Angela Merkel, à Berlin, le 30 mai. / ODD ANDERSEN / AFP

Editorial du « Monde ». Enfin ! Après des mois d’espoirs déçus, d’atermoiements incompris et d’imprécations inutiles, Angela Merkel a fini par livrer, dimanche 3 juin, sa réponse aux propositions d’Emmanuel Macron pour refonder l’Europe, formulées notamment dans son discours de la Sorbonne en septembre 2017. Ceux qui pensaient que, si la chancelière allemande tardait autant, c’était pour mieux placer ses ambitions pour l’Europe à la hauteur de celles de son partenaire français en sont pour leurs frais. Il n’y aura pas de grand soir allemand. Fidèle à sa réputation, Merkel fait du Merkel : elle avance, mais à petits pas.

On l’attendait à Aix-la-Chapelle, où elle avait accepté d’intervenir pour la remise du prix Charlemagne décerné cette année à M. Macron, en mai : elle aurait pu y prononcer un discours historique, il fut d’une désolante platitude, face au président français pressant l’Allemagne d’abandonner son « fétichisme » budgétaire. Le président français aime l’oral, de préférence dans un cadre théâtral ; la chancelière allemande préfère le confort de l’écrit. C’est donc dans un long entretien au Frankfurter Allgemeine Sonntagszeitung qu’elle a finalement choisi de préciser la position de l’Allemagne sur plusieurs dossiers essentiels, à trois semaines d’un conseil européen très attendu.
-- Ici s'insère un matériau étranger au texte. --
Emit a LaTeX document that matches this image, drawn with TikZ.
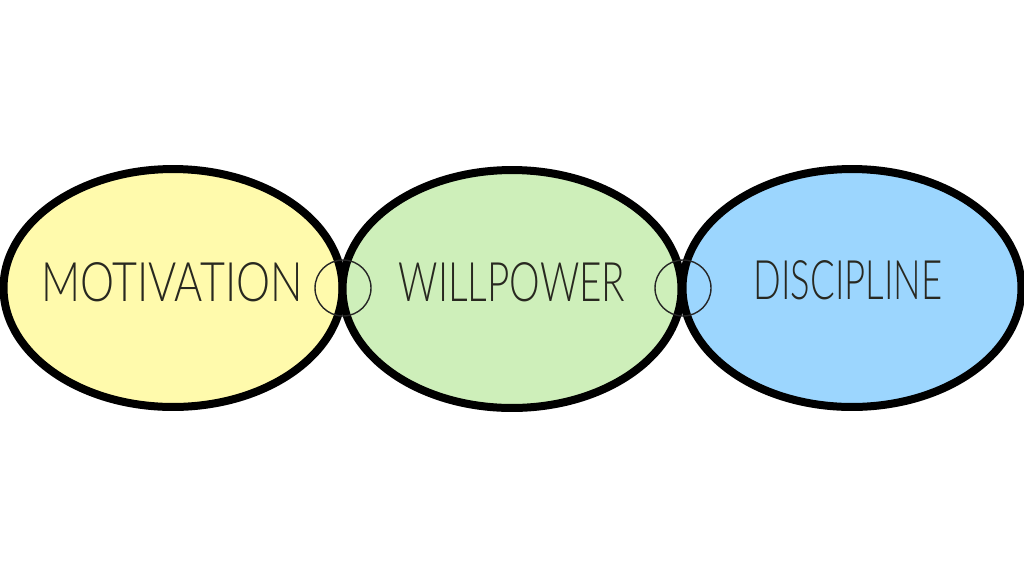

Pas d’« union de la dette »

C’est évidemment sur la réforme de la zone euro que sa réponse sera jugée la plus décevante à Paris. Les avancées de Mme Merkel sont minimales, dans un contexte, il est vrai, assombri par la situation italienne : elle est en faveur de la transformation du Mécanisme européen de stabilité (MES) en Fonds monétaire européen (FME), susceptible de venir en aide aux pays en difficulté économique, mais susceptible aussi d’étudier la restructuration de la dette de ces pays – une recette à laquelle la France est opposée. Mme Merkel se prononce également en faveur d’un budget d’investissement de la zone euro, mais d’un montant bien inférieur à celui souhaité par M. Macron. Soucieuse de ne pas heurter ses partenaires politiques, elle réitère son refus de créer une « union de la dette ».

Avant ce quatrième mandat, la chancelière n’a fait que deux embardées audacieuses.

La chancelière avance sur la question migratoire : elle soutient l’idée d’une agence européenne des migrations et plaide pour l’harmonisation du droit d’asile. Elle reconnaît que le système des quotas obligatoires de réfugiés pour les Etats membres a été un échec et propose un « système flexible » de partage des responsabilités.

C’est sur la défense et la sécurité qu’Angela Merkel évolue le plus dans le sens souhaité par Emmanuel Macron. Elle soutient l’initiative d’intervention européenne lancée par la France et souscrit à la nécessité de créer une « culture stratégique » commune. Cela prendra du temps, mais c’est un signal politique bienvenu, de même que la proposition d’un Conseil européen de sécurité à l’ONU, compte tenu des traditionnelles réticences allemandes dans ce domaine.

Le contexte international et les défis posés par la présidence Trump plaident pour des avancées plus décisives, mais Angela Merkel, liée par son contrat de coalition, est d’une nature prudente. Avant ce quatrième mandat qui se révèle plus ardu que les précédents, la chancelière n’a fait jusqu’ici que deux embardées audacieuses : celui de la transition énergétique et celui de l’accueil massif des réfugiés, en 2015. Les deux virages ont été fortement controversés. Visiblement, la chancelière préfère désormais emprunter des routes plus sûres. A M. Macron de la convaincre d’augmenter la vitesse.